Microsoft
is betting on mobile phones to bring computing to developing countries.
"The phone is going to be the PC, and the PC is going to be the phone,"
Microsoft chairman Bill Gates declared in his opening keynote at the
Windows
Hardware Engineering Conference in Los Angeles.
Craig Mundie, chief research and strategy officer at Microsoft, stressed that
the mobile phone will become a key part of the company's strategy to bring
technology to developing countries.
"People in those rural environments are already buying computers," he said.
"They happen to call them cellphones."
Mundie suggested that, as smartphones continue to evolve into personal
computers, the current mobile phone system could become the preferred platform
for connecting to the internet while performing tasks that users typically
associate with a traditional desktop environment.
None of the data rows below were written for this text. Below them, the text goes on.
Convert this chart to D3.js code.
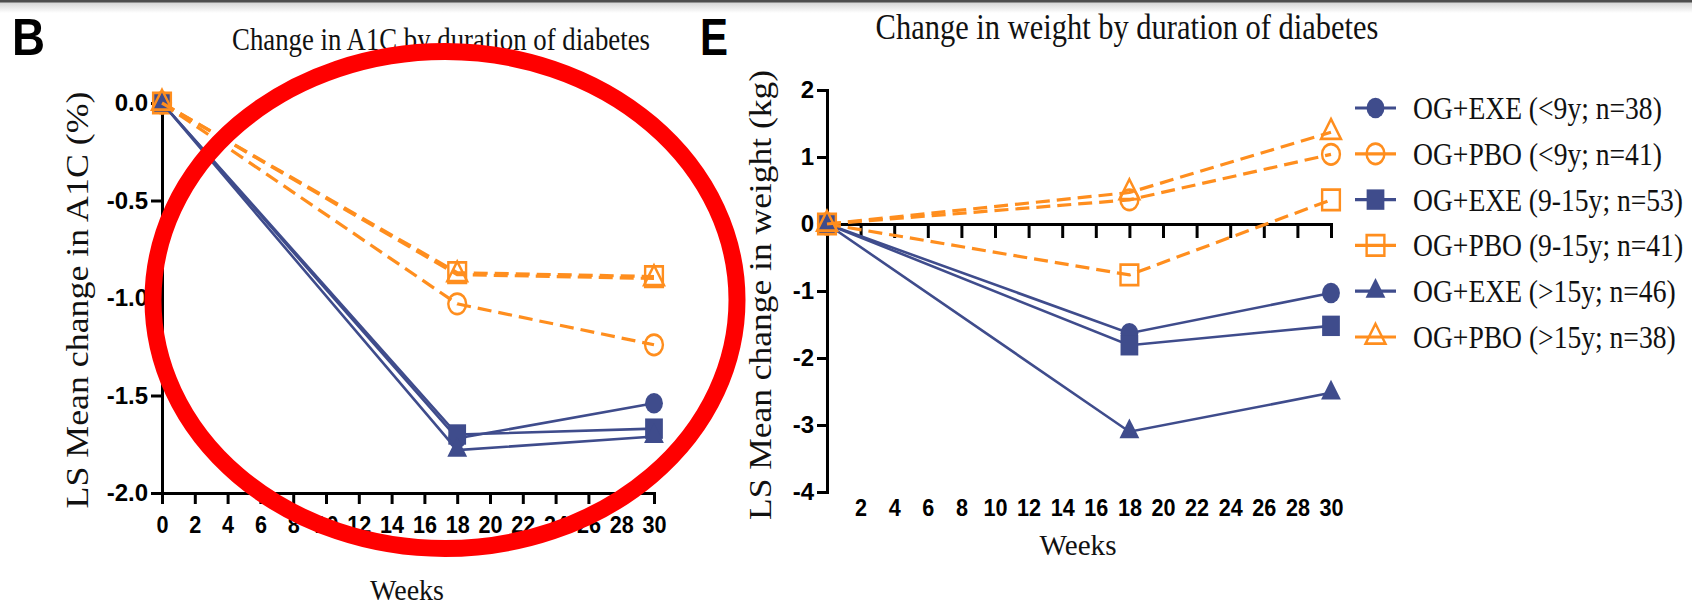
<!DOCTYPE html>
<html>
<head>
<meta charset="utf-8">
<script src="https://cdn.jsdelivr.net/npm/d3@7"></script>
<style>
  html, body { margin: 0; padding: 0; background: #fff; overflow: hidden; }
</style>
</head>
<body>
<svg id="fig" width="1692" height="605"></svg>
<script>
// ---- data ----------------------------------------------------------------
const weeks = [0, 18, 30];

const groupLabels = [
  "OG+EXE (<9y; n=38)",
  "OG+PBO (<9y; n=41)",
  "OG+EXE (9-15y; n=53)",
  "OG+PBO (9-15y; n=41)",
  "OG+EXE (>15y; n=46)",
  "OG+PBO (>15y; n=38)"
];

// LS mean change in A1C (%)
const a1cExeUnder9  = [0, -1.72, -1.54];
const a1cPboUnder9  = [0, -1.03, -1.24];
const a1cExe9to15   = [0, -1.70, -1.67];
const a1cPbo9to15   = [0, -0.87, -0.89];
const a1cExeOver15  = [0, -1.78, -1.71];
const a1cPboOver15  = [0, -0.88, -0.90];

// LS mean change in weight (kg)
const wtExeUnder9   = [0, -1.63, -1.03];
const wtPboUnder9   = [0, 0.36, 1.04];
const wtExe9to15    = [0, -1.81, -1.52];
const wtPbo9to15    = [0, -0.76, 0.36];
const wtExeOver15   = [0, -3.10, -2.52];
const wtPboOver15   = [0, 0.47, 1.37];

const a1cTicks      = [0, -0.5, -1.0, -1.5, -2.0];
const weightTicks   = [2, 1, 0, -1, -2, -3, -4];
const a1cWeekTicks  = [0, 2, 4, 6, 8, 10, 12, 14, 16, 18, 20, 22, 24, 26, 28, 30];
const wtWeekTicks   = [2, 4, 6, 8, 10, 12, 14, 16, 18, 20, 22, 24, 26, 28, 30];

// ---- styles --------------------------------------------------------------
const BLUE = "#3f4c8c";
const ORANGE = "#ff8e1e";
const SERIF = "'Liberation Serif', 'Times New Roman', serif";
const SANS = "'Liberation Sans', Arial, sans-serif";

const groupStyle = [
  { color: BLUE,   shape: d3.symbolCircle,   open: false, dashed: false },
  { color: ORANGE, shape: d3.symbolCircle,   open: true,  dashed: true  },
  { color: BLUE,   shape: d3.symbolSquare,   open: false, dashed: false },
  { color: ORANGE, shape: d3.symbolSquare,   open: true,  dashed: true  },
  { color: BLUE,   shape: d3.symbolTriangle, open: false, dashed: false },
  { color: ORANGE, shape: d3.symbolTriangle, open: true,  dashed: true  }
];
const a1cSeries = [a1cExeUnder9, a1cPboUnder9, a1cExe9to15, a1cPbo9to15, a1cExeOver15, a1cPboOver15];
const wtSeries  = [wtExeUnder9, wtPboUnder9, wtExe9to15, wtPbo9to15, wtExeOver15, wtPboOver15];

const symbolArea = new Map([[d3.symbolCircle, 250], [d3.symbolSquare, 315], [d3.symbolTriangle, 170]]);

// ---- helpers -------------------------------------------------------------
const svg = d3.select("#fig");

// Writes a text and narrows it horizontally, either by a factor k or to a target width.
function addText(parent, str, o) {
  const t = parent.append("text").text(str)
    .attr("text-anchor", o.anchor || "start")
    .attr("fill", o.fill || "#111")
    .style("font-family", o.family || SERIF)
    .style("font-weight", o.weight || "normal")
    .style("font-size", o.size + "px");
  const w = t.node().getComputedTextLength();
  const k = o.width ? o.width / w : (o.k || 1);
  t.attr("transform", `translate(${o.x},${o.y})${o.rotate ? ` rotate(${o.rotate})` : ""} scale(${k},1)`);
  return t;
}

function marker(sel, style, open) {
  const sym = d3.symbol().type(style.shape).size(symbolArea.get(style.shape));
  sel.attr("d", sym)
    .attr("fill", open ? "none" : style.color)
    .attr("stroke", open ? style.color : "none")
    .attr("stroke-width", open ? 2.4 : 0);
}

function styleAxis(g) {
  g.selectAll(".domain").attr("stroke", "#000").attr("stroke-width", 3).attr("stroke-linecap", "square");
  g.selectAll(".tick line").attr("stroke", "#000").attr("stroke-width", 3);
  g.selectAll(".tick text")
    .attr("fill", "#000")
    .style("font-family", SANS)
    .style("font-weight", "bold")
    .style("font-size", "24px");
}

function drawSeries(g, x, y, seriesList) {
  const line = d3.line().x((d, i) => x(weeks[i])).y(d => y(d));
  seriesList.forEach((vals, k) => {
    const st = groupStyle[k];
    g.append("path")
      .attr("d", line(vals))
      .attr("fill", "none")
      .attr("stroke", st.color)
      .attr("stroke-width", st.dashed ? 3.2 : 2.6)
      .attr("stroke-dasharray", st.dashed ? "14,7" : null);
    g.selectAll(null).data(vals).join("path")
      .attr("transform", (d, i) => `translate(${x(weeks[i])},${y(d)}) scale(1,1.15)`)
      .call(marker, st, st.open);
  });
}

// ---- page furniture ------------------------------------------------------
svg.append("rect").attr("width", 1692).attr("height", 605).attr("fill", "#fff");
const defs = svg.append("defs");
const fade = defs.append("linearGradient").attr("id", "topfade")
  .attr("x1", 0).attr("x2", 0).attr("y1", 0).attr("y2", 1);
fade.append("stop").attr("offset", 0).attr("stop-color", "#d2d2d2");
fade.append("stop").attr("offset", 1).attr("stop-color", "#ffffff");
svg.append("rect").attr("x", 0).attr("y", 2).attr("width", 1692).attr("height", 11).attr("fill", "url(#topfade)");
svg.append("rect").attr("x", 0).attr("y", 0).attr("width", 1692).attr("height", 2.5).attr("fill", "#4d4d4d");

// ---- panel B: change in A1C ---------------------------------------------
const xL = d3.scaleLinear().domain([0, 30]).range([162, 654]);
const yL = d3.scaleLinear().domain([-2, 0]).range([493, 103]);
const panelB = svg.append("g");

addText(panelB, "B", { x: 12, y: 55, size: 52, family: SANS, weight: "bold", fill: "#000", width: 33 });
addText(panelB, "Change in A1C by duration of diabetes",
  { x: 441, y: 50, size: 32, anchor: "middle", width: 418 });

panelB.append("g").attr("transform", `translate(${xL(0)},0)`)
  .call(d3.axisLeft(yL).tickValues(a1cTicks).tickFormat(d => d.toFixed(1)).tickSize(11).tickSizeOuter(0).tickPadding(3))
  .call(styleAxis);

const xAxisB = panelB.append("g").attr("transform", `translate(0,${yL(-2)})`)
  .call(d3.axisBottom(xL).tickValues(a1cWeekTicks).tickFormat(d => String(d)).tickSize(11).tickSizeOuter(0).tickPadding(12))
  .call(styleAxis);
xAxisB.selectAll(".tick text").attr("transform", "scale(0.9,1)");

addText(panelB, "LS Mean change in A1C (%)",
  { x: 88, y: 300, rotate: -90, size: 32, anchor: "middle", width: 417 });
addText(panelB, "Weeks", { x: 407, y: 600, size: 30, anchor: "middle", width: 74 });

drawSeries(panelB.append("g"), xL, yL, a1cSeries);

// ---- panel E: change in weight ------------------------------------------
const xR = d3.scaleLinear().domain([0, 30]).range([827, 1331]);
const yR = d3.scaleLinear().domain([-4, 2]).range([492, 90]);
const panelE = svg.append("g");

addText(panelE, "E", { x: 700, y: 55, size: 52, family: SANS, weight: "bold", fill: "#000", width: 28 });
addText(panelE, "Change in weight by duration of diabetes",
  { x: 1127, y: 39, size: 35, anchor: "middle", width: 503 });

panelE.append("g").attr("transform", `translate(${xR(0)},0)`)
  .call(d3.axisLeft(yR).tickValues(weightTicks).tickFormat(d => String(d)).tickSize(10).tickSizeOuter(0).tickPadding(3))
  .call(styleAxis);

// the week axis line and its ticks sit on y = 0; the week labels run below the plot
panelE.append("g").attr("transform", `translate(0,${yR(0)})`)
  .call(d3.axisBottom(xR).tickValues(wtWeekTicks).tickFormat("").tickSize(14).tickSizeOuter(0))
  .call(styleAxis);
const xLabelsE = panelE.append("g").attr("transform", `translate(0,499)`)
  .call(d3.axisBottom(xR).tickValues(wtWeekTicks).tickFormat(d => String(d)).tickSize(0).tickPadding(0))
  .call(styleAxis);
xLabelsE.select(".domain").remove();
xLabelsE.selectAll(".tick text").attr("transform", "scale(0.9,1)");

addText(panelE, "LS Mean change in weight (kg)",
  { x: 771, y: 295, rotate: -90, size: 32, anchor: "middle", width: 450 });
addText(panelE, "Weeks", { x: 1078, y: 555, size: 30, anchor: "middle", width: 77 });

drawSeries(panelE.append("g"), xR, yR, wtSeries);

// ---- legend --------------------------------------------------------------
const legend = svg.append("g");
groupLabels.forEach((label, k) => {
  const st = groupStyle[k];
  const cy = 108 + k * 45.8;
  const row = legend.append("g").attr("transform", `translate(0,${cy})`);
  row.append("line").attr("x1", 1355).attr("x2", 1396).attr("y1", 0).attr("y2", 0)
    .attr("stroke", st.color).attr("stroke-width", 3.2);
  row.append("path").attr("transform", "translate(1375.5,0) scale(1,1.15)").call(marker, st, st.open);
  addText(row, label, { x: 1413, y: 11, size: 31, k: 0.89 });
});

// ---- highlight ring ------------------------------------------------------
svg.append("ellipse")
  .attr("cx", 445).attr("cy", 300).attr("rx", 292).attr("ry", 248.5)
  .attr("fill", "none").attr("stroke", "#ff0000").attr("stroke-width", 17);
</script>
</body>
</html>
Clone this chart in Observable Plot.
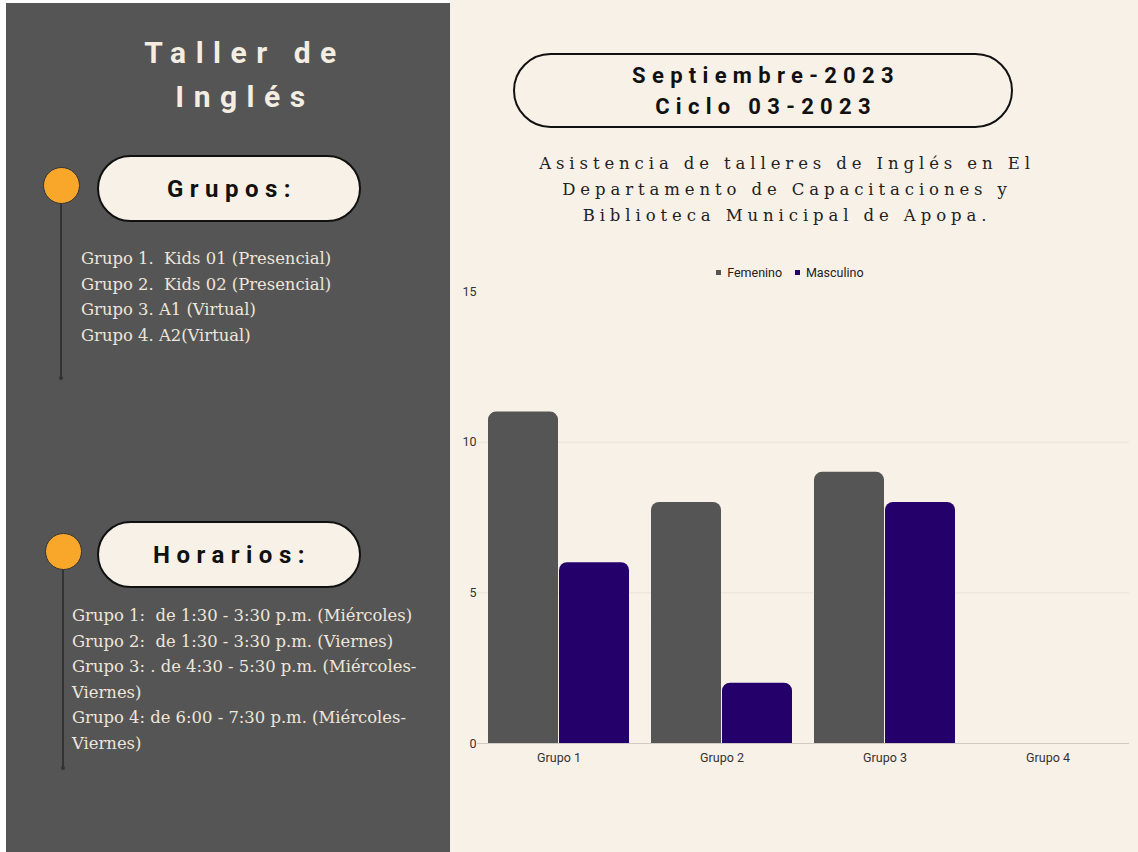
<!DOCTYPE html>
<html><head><meta charset="utf-8">
<script src="https://cdn.jsdelivr.net/npm/d3@7"></script>
<script src="https://cdn.jsdelivr.net/npm/@observablehq/plot@0.6"></script>
<style>
body{margin:0;width:1138px;height:852px;background:#fff;overflow:hidden;font-family:Roboto,sans-serif}
.abs{position:absolute}
#left{left:6px;top:3px;width:444px;height:849px;background:#555555}
#right{left:450px;top:0;width:688px;height:852px;background:#f8f1e8}
.head{color:#f4ede2;font-weight:700;font-size:30px;letter-spacing:9.5px;text-align:center;line-height:44px}
.pill{border:2px solid #111;background:#f8f1e8;box-sizing:border-box;display:flex;align-items:center;justify-content:center;font-weight:700;color:#111}
.dot{width:37px;height:37px;border-radius:50%;background:#f9a72b;border:1.5px solid #333;box-sizing:border-box}
.vline{width:2px;background:#333}
.end{width:4px;height:4px;border-radius:50%;background:#333}
.serif{font-family:"DejaVu Serif",serif;color:#eee6da;font-size:16.4px;line-height:25.5px;white-space:pre}
.sub{font-family:"DejaVu Serif",serif;color:#222;font-size:16.5px;letter-spacing:4.9px;line-height:26px;text-align:center;white-space:pre}
</style></head>
<body>
<div class="abs" id="left"></div>
<div class="abs" id="right"></div>
<div class="abs head" style="left:41px;top:31px;width:400px;padding-left:4px">Taller de<br>Inglés</div>

<div class="abs vline" style="left:60px;top:200px;height:178px"></div>
<div class="abs end" style="left:59px;top:376px"></div>
<div class="abs dot" style="left:42.5px;top:166.5px"></div>
<div class="abs pill" style="left:97px;top:155px;width:264px;height:67px;border-radius:34px;font-size:24px;letter-spacing:6.5px;padding-left:6px">Grupos:</div>
<div class="abs serif" id="grupos" style="left:81px;top:246px"></div>

<div class="abs vline" style="left:62px;top:566px;height:202px"></div>
<div class="abs end" style="left:61px;top:766px"></div>
<div class="abs dot" style="left:44.5px;top:532.5px"></div>
<div class="abs pill" style="left:97px;top:521px;width:264px;height:67px;border-radius:34px;font-size:24px;letter-spacing:6.5px;padding-left:6px">Horarios:</div>
<div class="abs serif" id="horarios" style="left:72px;top:603px"></div>

<div class="abs pill" style="left:513px;top:53px;width:500px;height:75px;border-radius:38px;font-size:22px;letter-spacing:6.3px;line-height:31px;text-align:center;padding-left:6px">Septiembre-2023<br>Ciclo 03-2023</div>
<div class="abs sub" id="subtitle" style="left:483px;top:151px;width:600px;padding-left:4px"></div>
<div class="abs" id="legend" style="left:600px;top:256px;width:392px;display:flex;justify-content:center"></div>
<div class="abs" id="chart" style="left:450px;top:260px"></div>

<script>
const grupos = ["Grupo 1", "Grupo 2", "Grupo 3", "Grupo 4"];
const sexos = ["Femenino", "Masculino"];
const femenino = [11, 8, 9, 0];
const masculino = [6, 2, 8, 0];
const yTicks = [0, 5, 10, 15];
const gridTicks = [5, 10];
const colores = ["#555555", "#24006b"];

const grupoLineas = ["Grupo 1.  Kids 01 (Presencial)", "Grupo 2.  Kids 02 (Presencial)", "Grupo 3. A1 (Virtual)", "Grupo 4. A2(Virtual)"];
const horarioLineas = ["Grupo 1:  de 1:30 - 3:30 p.m. (Miércoles)", "Grupo 2:  de 1:30 - 3:30 p.m. (Viernes)", "Grupo 3: . de 4:30 - 5:30 p.m. (Miércoles-", "Viernes)", "Grupo 4: de 6:00 - 7:30 p.m. (Miércoles-", "Viernes)"];
const subtituloLineas = ["Asistencia de talleres de Inglés en El", "Departamento de Capacitaciones y", "Biblioteca Municipal de Apopa."];

document.getElementById("grupos").textContent = grupoLineas.join("\n");
document.getElementById("horarios").textContent = horarioLineas.join("\n");
document.getElementById("subtitle").textContent = subtituloLineas.join("\n");

const data = [];
grupos.forEach((g, i) => {
  data.push({grupo: g, sexo: "Femenino", valor: femenino[i]});
  data.push({grupo: g, sexo: "Masculino", valor: masculino[i]});
});

const chart = Plot.plot({
  width: 688,
  height: 530,
  marginTop: 31,
  marginBottom: 47,
  marginLeft: 26,
  marginRight: 8,
  style: {background: "transparent", fontFamily: "Roboto", fontSize: "12.5px", color: "#333"},
  fx: {domain: grupos, padding: 0, axis: "bottom", tickSize: 0, tickPadding: 10, label: null},
  x: {domain: sexos, axis: null, paddingInner: 0.02, paddingOuter: 0.155},
  y: {domain: [0, 15], ticks: yTicks, tickSize: 0, tickPadding: 1, label: null},
  color: {domain: sexos, range: colores},
  marks: [
    Plot.ruleY(gridTicks, {stroke: "#e9e3da", strokeWidth: 1}),
    Plot.barY(data, {fx: "grupo", x: "sexo", y: "valor", fill: "sexo", rx: 8}),
    Plot.barY(data, {fx: "grupo", x: "sexo", y1: 0, y2: d => d.valor / 2, fill: "sexo"}),
    Plot.ruleY([0], {stroke: "#cfcac3", strokeWidth: 1})
  ]
});
document.getElementById("chart").appendChild(chart);

const legend = Plot.legend({
  color: {domain: sexos, range: colores},
  swatchSize: 5,
  style: {fontFamily: "Roboto", fontSize: "12.5px", color: "#222", background: "transparent"}
});
document.getElementById("legend").appendChild(legend);
</script>
</body></html>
Mundie demonstrated a system in which a smartphone environment was used to
remotely unlock access to medical care in remote rural areas.
In an attempt to overcome patient illiteracy, the system uses a series of
icons to allow the patient to describe symptoms and receive an instant diagnosis
and instructions through video clips.
The mobile phone could also become an avenue for entertainment, according to
Mundie.
"You may be able to bootstrap a lot of people into an internet-based
experience with music and video and some type of creativity application even
before we find that they can afford [traditional PCs]," he said.
Microsoft appears to be hedging its bets for emerging economies, however, as
the company is also pushing its traditional desktop operating system.
Redmond has teamed up with
Intel for its
Classmate notebook
computer, for example, and unveiled a
$3
software bundle of Windows XP and Office applications earlier this month
that will be available in selected markets.
Microsoft is facing fierce competition from Linux, however, most notably the
One
Laptop per Child project to ship low cost notebooks to schools in developing
nations.
Linux vendor
Red Hat
unveiled a Global
Desktop last week targeting computers at small and medium sized businesses
as well as governments in third world nations.